The first time I felt being in such kind of situation, I went to my mom and she consoled me by saying that “ Its god wish , Your destiny “ .I am an agnostic kind of person so I wasn’t fully convinced by her answer but  thought ok if mom is saying so it should be that way. Next time god will be on my side.
The next time when things didn’t go the way I wanted them to, I went to my sisters. I asked them the same question “Why me “. They came up with a better answer. They gave me a frank opinion that they didn’t feel I had worked hard to get the results desired by me and hence didn’t deserve it. I agreed completely to their thought and decided to work harder and smarter.
Its amazing how over a period of time the person I kept on asking the question “Why me “kept on changing. I feel it’s a natural progression. As we grow , the situations in which we feel that kind of sadness also differs  and hence the person with whom we feel at ease in discussing personal things too.
So the last time I felt this I went to friends. And they came up with one line “Wait for your time “ . I found this line very interesting and started giving more thought to it. I started recollecting the situations in past where this question had popped up in my mind.  I started to think was I actually in a bad situation or I was just over reacting to it.
I am a great believer of a thought that at every moment of life we have one topmost priority. This is something which I have experienced whole life and with time learnt to set the topmost priority right.
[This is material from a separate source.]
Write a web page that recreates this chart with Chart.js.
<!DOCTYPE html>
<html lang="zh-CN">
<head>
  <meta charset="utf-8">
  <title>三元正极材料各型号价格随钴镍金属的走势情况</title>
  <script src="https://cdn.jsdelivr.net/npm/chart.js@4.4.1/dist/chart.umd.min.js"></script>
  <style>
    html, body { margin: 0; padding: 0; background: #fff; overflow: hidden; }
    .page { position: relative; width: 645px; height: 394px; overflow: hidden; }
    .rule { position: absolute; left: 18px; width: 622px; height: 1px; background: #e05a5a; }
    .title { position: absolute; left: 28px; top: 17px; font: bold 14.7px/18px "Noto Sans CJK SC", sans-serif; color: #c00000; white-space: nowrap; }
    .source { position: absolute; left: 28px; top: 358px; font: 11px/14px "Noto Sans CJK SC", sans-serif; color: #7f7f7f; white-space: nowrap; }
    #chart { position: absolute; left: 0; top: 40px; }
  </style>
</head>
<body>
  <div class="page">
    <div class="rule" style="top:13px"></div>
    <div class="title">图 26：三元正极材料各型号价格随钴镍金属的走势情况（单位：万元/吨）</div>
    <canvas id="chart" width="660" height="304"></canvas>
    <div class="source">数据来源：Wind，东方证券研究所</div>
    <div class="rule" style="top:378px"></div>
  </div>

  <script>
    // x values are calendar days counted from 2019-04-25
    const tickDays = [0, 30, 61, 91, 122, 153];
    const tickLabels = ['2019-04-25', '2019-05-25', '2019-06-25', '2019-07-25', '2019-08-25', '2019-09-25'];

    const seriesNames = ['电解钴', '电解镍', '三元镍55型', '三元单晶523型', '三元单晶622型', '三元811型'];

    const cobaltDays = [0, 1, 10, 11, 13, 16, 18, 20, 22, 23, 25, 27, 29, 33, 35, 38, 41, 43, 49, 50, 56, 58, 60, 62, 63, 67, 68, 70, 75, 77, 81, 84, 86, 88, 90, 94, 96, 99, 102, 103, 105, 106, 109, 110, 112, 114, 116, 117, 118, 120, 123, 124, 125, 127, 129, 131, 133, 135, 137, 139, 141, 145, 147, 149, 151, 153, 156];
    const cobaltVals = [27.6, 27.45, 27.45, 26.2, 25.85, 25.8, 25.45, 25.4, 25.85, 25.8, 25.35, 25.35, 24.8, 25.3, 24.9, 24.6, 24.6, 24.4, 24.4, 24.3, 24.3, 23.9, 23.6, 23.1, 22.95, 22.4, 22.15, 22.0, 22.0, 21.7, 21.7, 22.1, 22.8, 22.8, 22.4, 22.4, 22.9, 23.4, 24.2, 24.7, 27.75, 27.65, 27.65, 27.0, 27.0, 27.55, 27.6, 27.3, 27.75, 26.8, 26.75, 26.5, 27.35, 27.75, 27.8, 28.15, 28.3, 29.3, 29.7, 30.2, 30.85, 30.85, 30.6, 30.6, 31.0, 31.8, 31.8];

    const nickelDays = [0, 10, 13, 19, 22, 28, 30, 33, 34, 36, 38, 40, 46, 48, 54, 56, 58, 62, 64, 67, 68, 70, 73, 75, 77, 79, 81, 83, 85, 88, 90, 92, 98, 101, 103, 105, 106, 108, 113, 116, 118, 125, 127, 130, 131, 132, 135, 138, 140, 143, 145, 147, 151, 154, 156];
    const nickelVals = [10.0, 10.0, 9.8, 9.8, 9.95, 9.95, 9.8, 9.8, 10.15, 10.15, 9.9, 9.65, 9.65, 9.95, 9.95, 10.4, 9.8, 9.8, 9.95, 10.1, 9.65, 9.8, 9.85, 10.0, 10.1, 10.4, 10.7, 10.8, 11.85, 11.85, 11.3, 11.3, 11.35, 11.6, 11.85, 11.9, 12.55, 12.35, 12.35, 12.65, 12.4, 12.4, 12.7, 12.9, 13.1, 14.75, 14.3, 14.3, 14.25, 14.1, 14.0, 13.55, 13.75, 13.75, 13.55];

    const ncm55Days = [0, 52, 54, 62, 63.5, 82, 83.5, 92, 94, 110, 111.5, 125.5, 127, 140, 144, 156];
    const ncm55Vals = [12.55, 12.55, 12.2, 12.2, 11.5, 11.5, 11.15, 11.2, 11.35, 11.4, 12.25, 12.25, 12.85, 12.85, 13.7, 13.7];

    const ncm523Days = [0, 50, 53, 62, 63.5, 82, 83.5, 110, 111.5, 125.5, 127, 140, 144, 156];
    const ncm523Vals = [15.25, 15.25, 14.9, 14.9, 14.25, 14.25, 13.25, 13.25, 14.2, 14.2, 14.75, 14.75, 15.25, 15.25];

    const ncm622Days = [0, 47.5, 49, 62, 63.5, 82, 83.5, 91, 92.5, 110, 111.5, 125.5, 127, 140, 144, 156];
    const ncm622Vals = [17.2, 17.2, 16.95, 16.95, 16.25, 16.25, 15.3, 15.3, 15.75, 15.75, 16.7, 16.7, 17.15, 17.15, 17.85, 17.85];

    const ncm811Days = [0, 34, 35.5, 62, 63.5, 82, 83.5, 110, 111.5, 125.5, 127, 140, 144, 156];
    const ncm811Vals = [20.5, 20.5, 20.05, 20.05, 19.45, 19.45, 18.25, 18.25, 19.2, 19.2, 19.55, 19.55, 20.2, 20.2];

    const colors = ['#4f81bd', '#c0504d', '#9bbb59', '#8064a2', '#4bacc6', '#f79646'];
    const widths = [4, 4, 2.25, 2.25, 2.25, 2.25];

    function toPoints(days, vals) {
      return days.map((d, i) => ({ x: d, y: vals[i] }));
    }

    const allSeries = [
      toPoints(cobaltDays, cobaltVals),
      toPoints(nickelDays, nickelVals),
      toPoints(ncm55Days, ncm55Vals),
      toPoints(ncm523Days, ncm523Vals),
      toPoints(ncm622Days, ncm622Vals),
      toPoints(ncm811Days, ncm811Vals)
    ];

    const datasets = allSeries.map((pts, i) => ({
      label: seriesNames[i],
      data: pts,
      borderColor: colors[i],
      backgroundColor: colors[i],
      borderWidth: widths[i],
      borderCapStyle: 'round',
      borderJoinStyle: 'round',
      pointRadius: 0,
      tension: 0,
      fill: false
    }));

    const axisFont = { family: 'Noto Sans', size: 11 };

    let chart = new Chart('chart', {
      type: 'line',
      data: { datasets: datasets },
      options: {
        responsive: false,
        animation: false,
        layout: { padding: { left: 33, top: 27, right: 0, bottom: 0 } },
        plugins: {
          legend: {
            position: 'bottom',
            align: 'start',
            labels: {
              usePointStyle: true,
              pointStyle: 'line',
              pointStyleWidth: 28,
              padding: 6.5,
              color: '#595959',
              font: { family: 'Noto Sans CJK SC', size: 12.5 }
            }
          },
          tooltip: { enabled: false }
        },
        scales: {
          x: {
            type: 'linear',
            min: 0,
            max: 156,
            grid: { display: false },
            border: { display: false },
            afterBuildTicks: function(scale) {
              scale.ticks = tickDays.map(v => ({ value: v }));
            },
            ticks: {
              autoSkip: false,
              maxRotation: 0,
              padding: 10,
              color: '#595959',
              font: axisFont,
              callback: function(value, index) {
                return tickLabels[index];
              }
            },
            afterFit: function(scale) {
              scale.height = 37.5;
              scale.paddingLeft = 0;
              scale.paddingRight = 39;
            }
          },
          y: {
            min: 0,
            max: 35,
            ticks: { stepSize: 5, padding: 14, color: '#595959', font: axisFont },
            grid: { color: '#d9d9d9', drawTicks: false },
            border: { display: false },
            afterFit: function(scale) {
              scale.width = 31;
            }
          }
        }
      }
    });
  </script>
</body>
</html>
Thinking about the bad times in past where I failed to achieve my topmost priority I realized that I was being too much optimistic in setting the priority itself. I learnt that the use of “ And “ is not at all a good thing in setting up the topmost priority. Say for e.g. “ I wish to work in core finance and stay in delhi “ . That is a wrong priority. It should be either “ I wish to work in core finance “ or “ I wish to stay in delhi” . Now the question which will be coming in your mind right now is that there are people who are actually living this dream, so you dreaming of that is not at all wrong. The answer to this question is that Yes there are people who are actually doing what I wanted to and that is MY FIRST ANSWER to the question “ Who is playing on the other side “.
MY SECOND ANSWER to this question is that I believe that we will pay for all the sins we committed in this life. No one will get away easily in life. Life is beautiful in this sense. I believe a lot in this.
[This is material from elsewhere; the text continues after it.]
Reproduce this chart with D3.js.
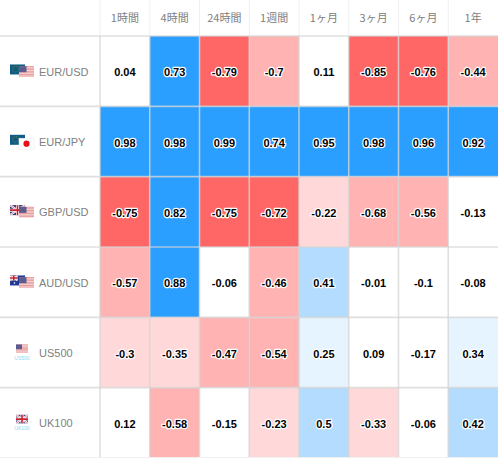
<!DOCTYPE html>
<html><head><meta charset="utf-8">
<script src="https://cdn.jsdelivr.net/npm/d3@7/dist/d3.min.js"></script>
<style>html,body{margin:0;padding:0;background:#fff}svg{display:block}</style>
</head><body><svg id="c" width="498" height="458"></svg>
<script>
const periods = ["1時間","4時間","24時間","1週間","1ヶ月","3ヶ月","6ヶ月","1年"];
const instruments = ["EUR/USD","EUR/JPY","GBP/USD","AUD/USD","US500","UK100"];
const flagCodes = [["eu","us"],["eu","jp"],["gb","us"],["au","us"],["us500"],["uk100"]];
const rowEUR_USD = [0.04,0.73,-0.79,-0.7,0.11,-0.85,-0.76,-0.44];
const rowEUR_JPY = [0.98,0.98,0.99,0.74,0.95,0.98,0.96,0.92];
const rowGBP_USD = [-0.75,0.82,-0.75,-0.72,-0.22,-0.68,-0.56,-0.13];
const rowAUD_USD = [-0.57,0.88,-0.06,-0.46,0.41,-0.01,-0.1,-0.08];
const rowUS500 = [-0.3,-0.35,-0.47,-0.54,0.25,0.09,-0.17,0.34];
const rowUK100 = [0.12,-0.58,-0.15,-0.23,0.5,-0.33,-0.06,0.42];
const rows = [rowEUR_USD,rowEUR_JPY,rowGBP_USD,rowAUD_USD,rowUS500,rowUK100];
const colorBreaks = [-0.7,-0.4,-0.2,0.2,0.4,0.7];
const colorSteps = ["#ff6666","#ffb3b3","#ffd9d9","#ffffff","#e6f4ff","#b3dcff","#2b9fff"];

const W=498,H=458,headH=36,labelW=100;
const svg=d3.select("#c");
const x=d3.scaleBand().domain(periods).range([labelW,W]);
const y=d3.scaleBand().domain(instruments).range([headH,H]);
const color=d3.scaleThreshold().domain(colorBreaks).range(colorSteps);
const fill=v=>v===-0.7?colorSteps[1]:color(v);

rows.forEach((vals,r)=>{
  vals.forEach((v,c)=>{
    svg.append("rect").attr("x",x(periods[c])).attr("y",y(instruments[r])).attr("width",x.bandwidth()).attr("height",y.bandwidth())
      .attr("fill",fill(v));
  });
});
const grid=svg.append("g").attr("stroke","#d4d4d4").attr("stroke-opacity",0.75).attr("stroke-width",1.6);
periods.forEach(p=>{
  grid.append("line").attr("x1",x(p)).attr("x2",x(p)).attr("y1",headH).attr("y2",H);
  grid.append("line").attr("x1",x(p)).attr("x2",x(p)).attr("y1",0).attr("y2",headH).attr("stroke","#f0f0f0").attr("stroke-opacity",1).attr("stroke-width",1);
});
instruments.forEach(n=>{
  grid.append("line").attr("x1",0).attr("x2",W).attr("y1",y(n)).attr("y2",y(n));
});
grid.append("line").attr("x1",0).attr("x2",W).attr("y1",H-0.5).attr("y2",H-0.5).attr("stroke","#f0f0f0").attr("stroke-opacity",1).attr("stroke-width",1);

rows.forEach((vals,r)=>{
  vals.forEach((v,c)=>{
    svg.append("text").attr("x",x(periods[c])+x.bandwidth()/2).attr("y",y(instruments[r])+y.bandwidth()/2+5)
      .attr("text-anchor","middle").attr("font-family","'Liberation Sans',Arial,sans-serif")
      .attr("font-size",11).attr("font-weight","bold").attr("fill","#000")
      .attr("stroke","#fff").attr("stroke-width",2.4).attr("paint-order","stroke").attr("stroke-linejoin","round")
      .text(v);
  });
});
svg.append("g").selectAll("text").data(periods).join("text")
  .attr("x",d=>x(d)+x.bandwidth()/2).attr("y",22).attr("text-anchor","middle")
  .attr("font-family","'Noto Sans CJK JP','Liberation Sans',sans-serif").attr("font-size",11).attr("fill","#808080").text(d=>d);
svg.append("g").selectAll("text").data(instruments).join("text")
  .attr("x",39).attr("y",d=>y(d)+y.bandwidth()/2+4.5).attr("font-family","'Liberation Sans',Arial,sans-serif")
  .attr("font-size",11).attr("fill","#808080").text(d=>d);

function usFlag(g,w,h){
  g.append("rect").attr("width",w).attr("height",h).attr("fill","#f7e3e3");
  d3.range(0,7).forEach(i=>g.append("rect").attr("y",i*h/7).attr("width",w).attr("height",h/14).attr("fill","#e58a8a"));
  g.append("rect").attr("width",w*0.5).attr("height",h*0.55).attr("fill","#5c5c8f");
}
function euFlag(g,w,h){
  g.append("rect").attr("width",w).attr("height",h).attr("fill","#0f5b82");
  g.append("circle").attr("cx",w*0.38).attr("cy",h*0.47).attr("r",h*0.3).attr("fill","none").attr("stroke","#7d8f3a").attr("stroke-width",0.8).attr("stroke-dasharray","1 1");
}
function jpFlag(g,w,h){
  g.append("rect").attr("width",w).attr("height",h).attr("fill","#fff").attr("stroke","#e8e8e8").attr("stroke-width",0.5);
  g.append("circle").attr("cx",w/2).attr("cy",h/2).attr("r",h*0.28).attr("fill","#e8101a");
}
function gbFlag(g,w,h){
  g.append("rect").attr("width",w).attr("height",h).attr("fill","#2b3a78");
  g.append("path").attr("d",`M0 0L${w} ${h}M${w} 0L0 ${h}`).attr("stroke","#fff").attr("stroke-width",2);
  g.append("path").attr("d",`M0 0L${w} ${h}M${w} 0L0 ${h}`).attr("stroke","#d06070").attr("stroke-width",0.7);
  g.append("path").attr("d",`M${w/2} 0V${h}M0 ${h/2}H${w}`).attr("stroke","#fff").attr("stroke-width",3);
  g.append("path").attr("d",`M${w/2} 0V${h}M0 ${h/2}H${w}`).attr("stroke","#c8202f").attr("stroke-width",1.6);
}
function auFlag(g,w,h){
  g.append("rect").attr("width",w).attr("height",h).attr("fill","#1f3a94");
  gbFlag(g.append("g"),w/2,h/2);
  [[.7,.25],[.85,.45],[.7,.75],[.3,.75]].forEach(p=>g.append("circle").attr("cx",p[0]*w).attr("cy",p[1]*h).attr("r",0.8).attr("fill","#fff"));
}
const drawFlag={eu:euFlag,us:usFlag,jp:jpFlag,gb:gbFlag,au:auFlag};
flagCodes.forEach((codes,r)=>{
  const cy=y(instruments[r])+y.bandwidth()/2;
  if(codes.length===2){
    drawFlag[codes[0]](svg.append("g").attr("transform",`translate(10,${cy-6.7})`),15,10);
    const top=codes[1]==="jp"?cy-3.3:cy-5;
    drawFlag[codes[1]](svg.append("g").attr("transform",`translate(19,${top})`),15,11);
  } else {
    const us=codes[0]==="us500";
    (us?usFlag:gbFlag)(svg.append("g").attr("transform",`translate(16,${cy-8})`),12,8.5);
    svg.append("text").attr("x",22).attr("y",cy+7).attr("text-anchor","middle").attr("font-family","'Liberation Sans',sans-serif")
      .attr("font-size",5).attr("fill","#7fdcf5").text(us?"US500":"UK100");
  }
});
</script></body></html>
MY THIRD ANSWER is that don’t jump into thinking that life has been bad to you by not giving you your topmost priority. This might sound optimistic answer but I guess there is no harm in waiting and letting time to unfold the consequences. There are times in life when we set the topmost priority in life wrong or give too much importance to a person/ happening and set it as topmost priority. At those moments we become too much emotional and start crying over it without even understanding that life wont stop at it and there is so much to look forward in life other than it.
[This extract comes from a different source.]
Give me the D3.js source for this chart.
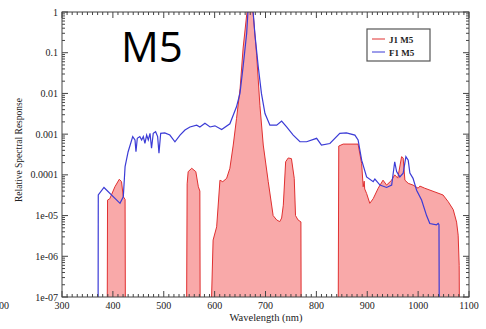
<!DOCTYPE html>
<html>
<head>
<meta charset="utf-8">
<script src="https://cdn.jsdelivr.net/npm/d3@7"></script>
<style>
  body { margin: 0; background: #fff; }
  text { font-family: "Liberation Serif", "DejaVu Serif", serif; fill: #222; }
</style>
</head>
<body>
<div class="canvas"></div>
<script>
var margin = {top: 12, right: 17, bottom: 32, left: 62},
    width = 486 - margin.left - margin.right,
    height = 329 - margin.top - margin.bottom;

// J1 M5 bands [wavelength nm, relative response]
var j1Band1 = [[389,1e-7],[389.5,2.4e-5],[394,2.6e-5],[404,5.1e-5],[412.6,7.8e-5],[417,6.8e-5],[420.5,2.9e-5],[424,2.5e-5],[424.5,1e-7]];
var j1Band2 = [[545,1e-7],[546,6e-5],[548,1.2e-4],[555,1.45e-4],[563,1.2e-4],[568,5.1e-5],[571,4e-5],[571.5,1e-7]];
var j1Band3 = [[594,1e-7],[597,2.5e-6],[604,5.3e-6],[610.5,7.4e-5],[616,6.8e-5],[623.6,8.2e-5],[630,1.45e-4],[636.6,5.4e-4],
  [643,2.4e-3],[650,0.013],[656,0.13],[663,0.85],[665,1.3],[674,1.3],[676,0.85],[682.6,0.087],[689,5.1e-3],[695.6,5.4e-4],
  [705.4,6.8e-5],[715,1.0e-5],[722,7.8e-6],[728,7.1e-6],[731.7,8.7e-6],[735,1.8e-5],[739.6,2.1e-4],[744.7,2.6e-4],[751,2.5e-4],
  [756.5,8.2e-5],[759,1.0e-5],[764,7.8e-6],[769.6,7e-6],[770,1e-7]];
var j1Band4 = [[843,1e-7],[844,5.1e-4],[852.7,5.7e-4],[870,5.7e-4],[882,5.7e-4],[889,1.9e-4],[892,5.1e-5],[894,7e-5],[895,4.5e-5],
  [898.7,3.5e-5],[905,2.0e-5],[911.7,2.6e-5],[921.5,4.7e-5],[931,7.4e-5],[938,5.6e-5],[948,7.4e-5],[954,1.0e-4],[960,8.3e-5],
  [967.5,2.8e-4],[970.6,2.6e-4],[974,7.4e-5],[980.5,6.2e-5],[990,5.6e-5],[1000,4.7e-5],[1003.5,5.3e-5],[1013,4.7e-5],
  [1033,3.8e-5],[1049,3.2e-5],[1059,2.2e-5],[1069,1.4e-5],[1075.6,6.9e-6],[1078.7,3.3e-6],[1080.7,6e-7],[1081,1e-7]];
var j1Bands = [j1Band1, j1Band2, j1Band3, j1Band4];

// F1 M5 [wavelength nm, relative response]
var f1 = [[371,1e-7],[371.3,3.2e-5],[382.5,4.9e-5],[414,2.0e-5],[420.5,2.9e-5],[424,1.6e-4],[430,3.7e-4],[439,8.7e-4],
  [443.5,7.2e-4],[445.4,3.7e-4],[448,7.9e-4],[453,8.7e-4],[456.6,7.2e-4],[459.8,8.7e-4],[463,5.9e-4],[466.4,9.5e-4],
  [469.6,7.2e-4],[473,1.05e-3],[476,4.5e-4],[479.4,1.05e-3],[484,1.15e-3],[488,8.7e-4],[490.6,3.4e-4],[494,1.05e-3],
  [502,1.07e-3],[512,9.5e-4],[522,6.5e-4],[532,9.5e-4],[541.7,1.26e-3],[551.5,1.5e-3],[564.7,1.66e-3],[571,1.5e-3],
  [581,1.85e-3],[591,1.5e-3],[600.6,1.6e-3],[613.8,1.3e-3],[630,1.8e-3],[643,4.7e-3],[649.8,0.01],[656,0.046],[663,0.30],
  [666,1.3],[675,1.3],[679,0.30],[685.7,0.046],[692,0.01],[699,3.2e-3],[708.7,1.66e-3],[722,1.66e-3],[731.7,2.1e-3],
  [741.5,1.5e-3],[754.5,9.5e-4],[767.7,6.5e-4],[780.8,6.5e-4],[800.5,7.9e-4],[810,5.4e-4],[826.6,5.9e-4],[846,1.05e-3],
  [859,1.07e-3],[875.7,9.5e-4],[882,7.2e-4],[889,2.3e-4],[898.7,8.9e-5],[911.7,6.8e-5],[915,7.9e-5],[925,5.6e-5],
  [938,4.9e-5],[948,5.6e-5],[954,2.1e-4],[957.7,1.2e-4],[964,8.9e-5],[970.6,1.1e-4],[976,2.8e-4],[980.5,2.3e-4],
  [983.8,1.1e-4],[990,8.2e-5],[997,4.2e-5],[1006.8,2.4e-5],[1016.6,1.0e-5],[1023,6.4e-6],[1036,5.9e-6],[1039.4,6.4e-6],
  [1041,6e-6],[1041.4,1e-7]];

var xTicks = [300, 400, 500, 600, 700, 800, 900, 1000, 1100];
var yTicks = [1, 0.1, 0.01, 0.001, 0.0001, 1e-5, 1e-6, 1e-7];
var yTickLabels = ["1", "0.1", "0.01", "0.001", "0.0001", "1e-05", "1e-06", "1e-07"];
var seriesNames = ["J1 M5", "F1 M5"];

var svg = d3.select(".canvas").append("svg")
    .attr("width", width + margin.left + margin.right)
    .attr("height", height + margin.top + margin.bottom);

var g = svg.append("g")
    .attr("transform", "translate(" + margin.left + "," + margin.top + ")");

var x = d3.scaleLinear().domain([300, 1100]).range([0, width]);
var y = d3.scaleLog().domain([1e-7, 1]).range([height, 0]);

g.append("clipPath").attr("id", "clip")
  .append("rect").attr("width", width).attr("height", height);

var plot = g.append("g").attr("clip-path", "url(#clip)");

var area = d3.area()
    .x(function(d) { return x(d[0]); })
    .y0(height)
    .y1(function(d) { return y(d[1]); });
var line = d3.line()
    .x(function(d) { return x(d[0]); })
    .y(function(d) { return y(d[1]); });

plot.selectAll(".band").data(j1Bands).enter().append("path")
    .attr("class", "band")
    .attr("d", area)
    .style("fill", "#f9a9a9")
    .style("stroke", "none");
plot.selectAll(".bandline").data(j1Bands).enter().append("path")
    .attr("class", "bandline")
    .attr("d", line)
    .style("fill", "none")
    .style("stroke", "#e03030")
    .style("stroke-width", "1px");

plot.append("path")
    .datum(f1)
    .attr("d", line)
    .style("fill", "none")
    .style("stroke", "#3b3bd6")
    .style("stroke-width", "1.2px");

// frame
g.append("rect")
    .attr("width", width).attr("height", height)
    .style("fill", "none").style("stroke", "#444").style("stroke-width", "1px");

// x ticks, inward on bottom and top
var xMinor = d3.range(300, 1101, 10);
xMinor.forEach(function(v) {
  var len = v % 100 === 0 ? 6 : 3;
  g.append("line").attr("x1", x(v)).attr("x2", x(v)).attr("y1", height).attr("y2", height - len)
    .style("stroke", "#444");
  g.append("line").attr("x1", x(v)).attr("x2", x(v)).attr("y1", 0).attr("y2", len)
    .style("stroke", "#444");
});
g.selectAll(".xlabel").data(xTicks).enter().append("text")
    .attr("class", "xlabel")
    .attr("x", function(d) { return x(d); })
    .attr("y", height + 12)
    .attr("text-anchor", "middle")
    .style("font-size", "10px")
    .text(function(d) { return d; });

// y ticks, log minor
var yMinor = [];
for (var e = -7; e < 0; e++)
  for (var m = 1; m < 10; m++) yMinor.push(m * Math.pow(10, e));
yMinor.push(1);
yMinor.forEach(function(v) {
  var major = Math.abs(Math.log10(v) - Math.round(Math.log10(v))) < 1e-9;
  var len = major ? 6 : 3;
  g.append("line").attr("x1", 0).attr("x2", len).attr("y1", y(v)).attr("y2", y(v)).style("stroke", "#444");
  g.append("line").attr("x1", width).attr("x2", width - len).attr("y1", y(v)).attr("y2", y(v)).style("stroke", "#444");
});
g.selectAll(".ylabel").data(yTicks).enter().append("text")
    .attr("class", "ylabel")
    .attr("x", -4)
    .attr("y", function(d) { return y(d) + 3.5; })
    .attr("text-anchor", "end")
    .style("font-size", "10px")
    .text(function(d, i) { return yTickLabels[i]; });

// axis titles
svg.append("text")
    .attr("transform", "translate(22,150) rotate(-90)")
    .attr("text-anchor", "middle")
    .style("font-size", "9.5px")
    .text("Relative Spectral Response");
svg.append("text")
    .attr("x", 266).attr("y", 321)
    .attr("text-anchor", "middle")
    .style("font-size", "10.5px")
    .text("Wavelength (nm)");

// cropped label from the neighbouring panel
svg.append("text")
    .attr("x", -1).attr("y", 309)
    .style("font-size", "10px")
    .text("00");

// big panel title
svg.append("text")
    .attr("x", 121).attr("y", 62)
    .style("font-family", "'Open Sans', sans-serif")
    .style("font-size", "42px")
    .style("fill", "#000")
    .text("M5");

// legend
var leg = svg.append("g").attr("transform", "translate(367,29)");
leg.append("rect").attr("width", 63).attr("height", 32)
    .style("fill", "#fff").style("stroke", "#555").style("stroke-width", "1.2px");
var legColors = ["#e03030", "#3b3bd6"];
seriesNames.forEach(function(name, i) {
  leg.append("line").attr("x1", 5).attr("x2", 18).attr("y1", 10 + i * 13).attr("y2", 10 + i * 13)
    .style("stroke", legColors[i]).style("stroke-width", "1px");
  leg.append("text").attr("x", 22).attr("y", 13.5 + i * 13)
    .style("font-size", "9px").style("font-weight", "bold")
    .text(name);
});
</script>
</body>
</html>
I will like to end this post by just saying that we have no control on who is playing on the other side. But, we are in full control of ourselves, so the least we can do is to work towards achieving our priorities with honesty and be good to people on way to achieve them. The day we achieve our aim, we should have our family and friends by our side in celebrating the success and the day we fail to achieve it they should be there to share our sorrow also. If we are able to ensure this happens consistently then surely our life is a SUCCESS.